Yahoo has announced it will follow in the footsteps of Twitter and Facebook and begin warning users when it believes their accounts have been targeted by a state-sponsored actor.

Bob Lord, who was hired as the company’s new CISO in October, discussed the initiative in a blog post Monday.

Lord said Yahoo will only notify users only if it “strongly suspects” their account may have been targeted by a state-sponsored actor. From there it will give users a series of steps to take to verify their accounts are safe.

Those steps include default safety mechanisms Yahoo already offers, like turning on two-step verification, enabling a Yahoo account key, and maintaining a strong and unique password.

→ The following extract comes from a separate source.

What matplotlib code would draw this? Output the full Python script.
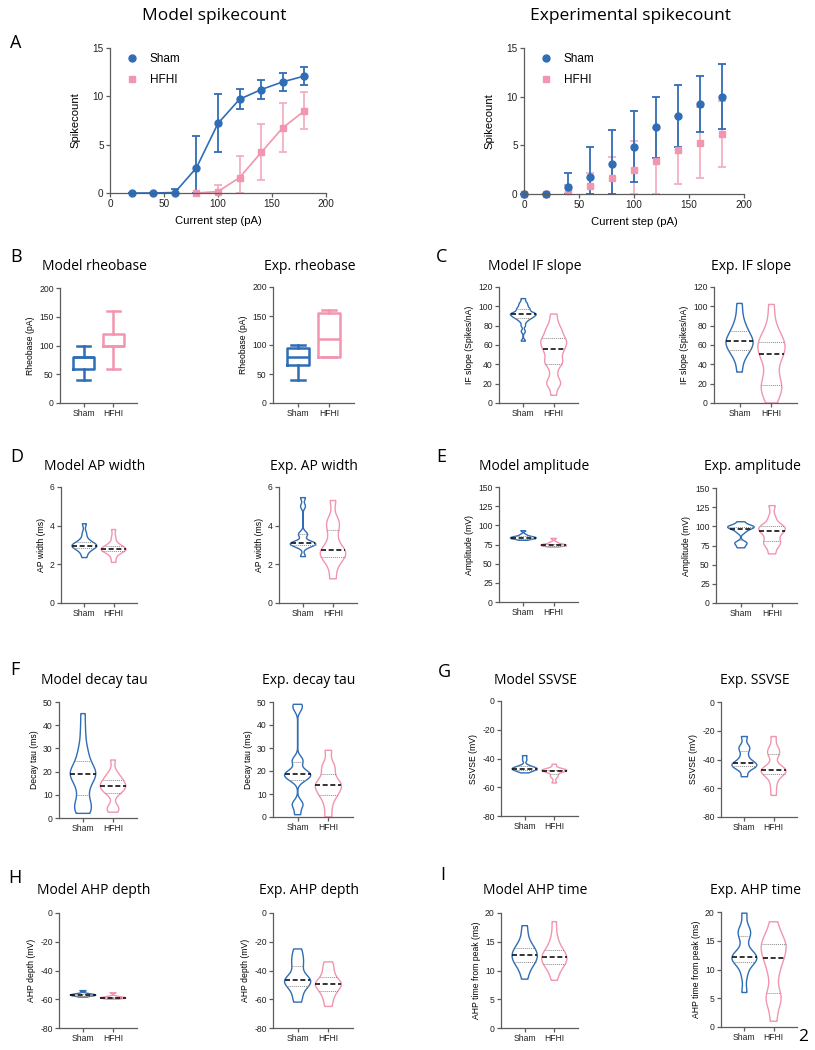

Lord stresses the warnings won’t mean that Yahoo’s systems have been compromised, or even that the users’ account has been hacked necessarily, instead that the company suspects the user has been targeted.

Yahoo is the latest company to offer such notifications. In October Facebook announced that it would begin informing users when it believes their account is either targeted by an attacker or has been compromised by a nation-state campaign.

Just last week Twitter began rolling out notifications to a handful of users, including several connected to the privacy and security industry, that their accounts may have been targeted by state-sponsored hackers. Twitter claimed that hackers, possibly associated “with a government,” were attempting to steal users’ email addresses, IP addresses and phone numbers.

Twitter did not inform users how it arrived at this conclusion, and was a little vague when it came to telling users what to do next.

“The notification was not terribly helpful. The message states that my account may have been targeted, but it does not say much about what I can or should do next,” Runa Sandvik, a privacy and security researcher who received a notification, told Threatpost last week.

Like Twitter and Facebook, Yahoo wouldn’t specify exactly how it plans to know whether an attack is state-sponsored, citing security reasons.

“In order to prevent the actors from learning our detection methods, we do not share any details publicly about these attacks,” Lord wrote, “However, rest assured we only send these notifications of suspected attacks by state-sponsored actors when we have a high degree of confidence.”